Have you ever let your emotions have control of the situation? Have you ever felt like the victim of circumstances or events out of your control?
Well friends, if the answer is "YES", you could benefit from some mindfulness.
I remember the first time I hear about mindfulness, I was in class when this professor started talking about mindfulness and to be quite honest, I did not understand it, the idea was to abstract. It took years of stress, fights, mistakes and overreactions (specially in my personal life) to finally understand it and practice it.
So basically, it means being aware of and controlling your experience. You are in the moment acting, not reacting to life.
This is how I see it, Mindfulness prevent us of becoming a three-year-old child who cries when his/her needs are not met. Without mindfulness we can’t see past obstacles, or others people's comments and opinions and we are overly emotional.
Being mindful means that you are responsible for what we are thinking, saying and doing because each action, word and thought are conscious; and if it is not the experience we want, we can change it.
Something that helps me every time and in every situation in my constant practice to mindfulness is:
Walking through nature may actually put the brain into a meditative state. This will hold your attention while also allowing for reflection.
This keeps us from truly living in the present.
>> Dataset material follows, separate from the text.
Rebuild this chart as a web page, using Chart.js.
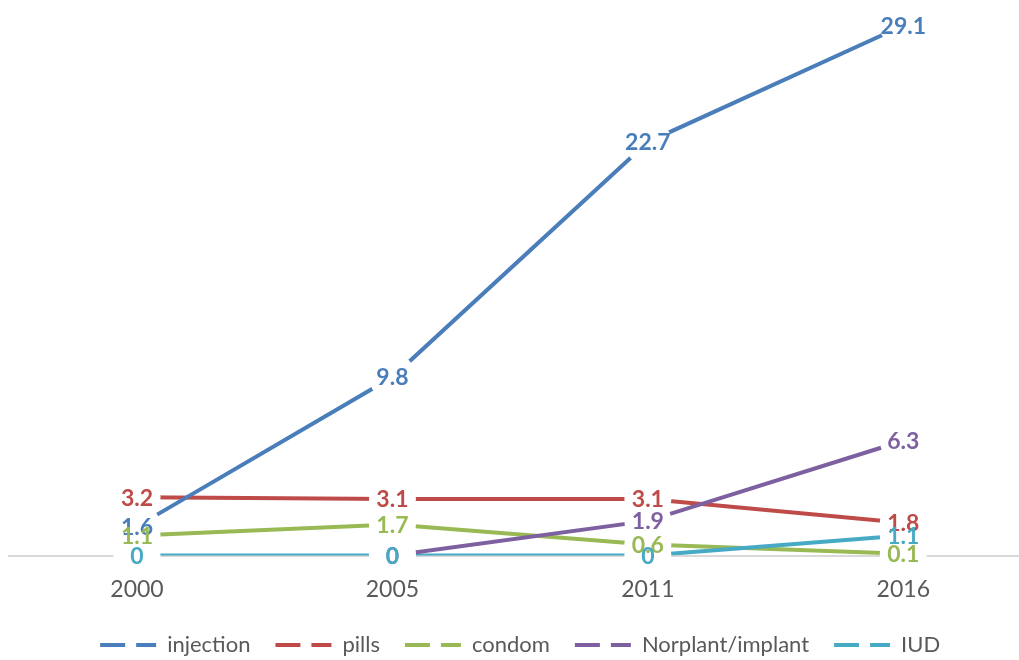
<!DOCTYPE html>
<html>
<head>
<meta charset="utf-8">
<title>Contraceptive method use</title>
<script src="https://cdn.jsdelivr.net/npm/chart.js@4/dist/chart.umd.min.js"></script>
<style>
  html, body { margin: 0; padding: 0; background: #fff; overflow: hidden; }
  #wrap { width: 1019px; height: 660px; overflow: hidden; position: relative; }
  #chart { display: block; }
</style>
</head>
<body>
<div id="wrap"><canvas id="chart" width="1031" height="666"></canvas></div>
<script>
// Survey years and share of women using each method (%)
var years = ["2000", "2005", "2011", "2016"];
var injection = [1.6, 9.8, 22.7, 29.1];
var pills = [3.2, 3.1, 3.1, 1.8];
var condom = [1.1, 1.7, 0.6, 0.1];
var implant = [null, 0, 1.9, 6.3];
var iud = [0, 0, 0, 1.1];
var seriesNames = ["injection", "pills", "condom", "Norplant/implant", "IUD"];

var COLORS = ["#4A7EBB", "#BE4B48", "#98B954", "#7D60A0", "#46AAC5"];
var DRAW_ORDER = [1, 5, 4, 2, 3]; // lower = drawn on top
var FONT = "Lato, 'Open Sans', sans-serif";

(function () {
  "use strict";

  var seriesData = [injection, pills, condom, implant, iud];

  var datasets = seriesNames.map(function (name, i) {
    return {
      label: name,
      data: seriesData[i],
      borderColor: COLORS[i],
      backgroundColor: COLORS[i],
      borderWidth: 4,
      borderCapStyle: "butt",
      pointRadius: 0,
      pointHoverRadius: 0,
      tension: 0,
      spanGaps: false,
      order: DRAW_ORDER[i],
    };
  });

  // White round markers over every point, then the value labels on top
  var pointLabels = {
    id: "pointLabels",
    afterDatasetsDraw: function (chart) {
      var ctx = chart.ctx;
      var metas = chart.data.datasets.map(function (ds, i) { return chart.getDatasetMeta(i); });

      ctx.save();
      ctx.fillStyle = "#fff";
      metas.forEach(function (meta, i) {
        meta.data.forEach(function (pt, j) {
          if (chart.data.datasets[i].data[j] === null) return;
          ctx.beginPath();
          ctx.arc(pt.x, pt.y, 23.5, 0, Math.PI * 2);
          ctx.fill();
        });
      });

      ctx.font = "bold 23px " + FONT;
      ctx.textAlign = "center";
      ctx.textBaseline = "middle";
      metas.forEach(function (meta, i) {
        var values = chart.data.datasets[i].data;
        ctx.fillStyle = COLORS[i];
        meta.data.forEach(function (pt, j) {
          if (values[j] === null) return;
          ctx.fillText(String(values[j]), pt.x, pt.y + 1);
        });
      });
      ctx.restore();
    },
  };

  new Chart(document.getElementById("chart"), {
    type: "line",
    data: { labels: years, datasets: datasets },
    options: {
      responsive: false,
      devicePixelRatio: 1,
      animation: false,
      layout: { padding: { left: 9.3, right: 0, top: 9.1, bottom: 0 } },
      scales: {
        x: {
          offset: true,
          grid: { display: false, drawTicks: false },
          border: { display: true, color: "#D9D9D9", width: 2 },
          ticks: { color: "#595959", font: { family: FONT, size: 23 }, padding: 20 },
          afterFit: function (scale) { scale.height = 53.5; },
        },
        y: {
          display: false,
          min: 0,
          max: 30,
        },
      },
      plugins: {
        tooltip: { enabled: false },
        legend: {
          position: "bottom",
          labels: {
            usePointStyle: true,
            pointStyleWidth: 56,
            padding: 25,
            color: "#595959",
            font: { family: FONT, size: 22 },
            sort: function (a, b) { return a.datasetIndex - b.datasetIndex; },
            generateLabels: function (chart) {
              var items = Chart.defaults.plugins.legend.labels.generateLabels(chart);
              return items.map(function (it) {
                it.pointStyle = "line";
                it.lineDash = [25, 11];
                it.lineWidth = 4;
                it.strokeStyle = COLORS[it.datasetIndex];
                return it;
              });
            },
          },
        },
      },
    },
    plugins: [pointLabels],
  });
})();
</script>
</body>
</html>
Use a "Single pointed focus" minset on one task completely, and then take a break before continuing or moving on to another task.
Try engaging in your favorite creative practice; maybe cooking, drawing, or singing, and see how your thoughts quiet down as you get into a state of flow.
Meditation is a precise technique for resting the mind, is not a part of any religion. When you meditate, you are fully awake and alert, but your mind is not focused on the external world or on the events taking place around you.
You can begin by attending to your breath, and then if a thought comes, attend to it, notice it, be open to it—and it will pass. Then you can come back to the breath.
Create a healthy relationship with your phone. Maybe start or end the day without checking email or choosing to unplug on Saturdays or every time you go on vacation.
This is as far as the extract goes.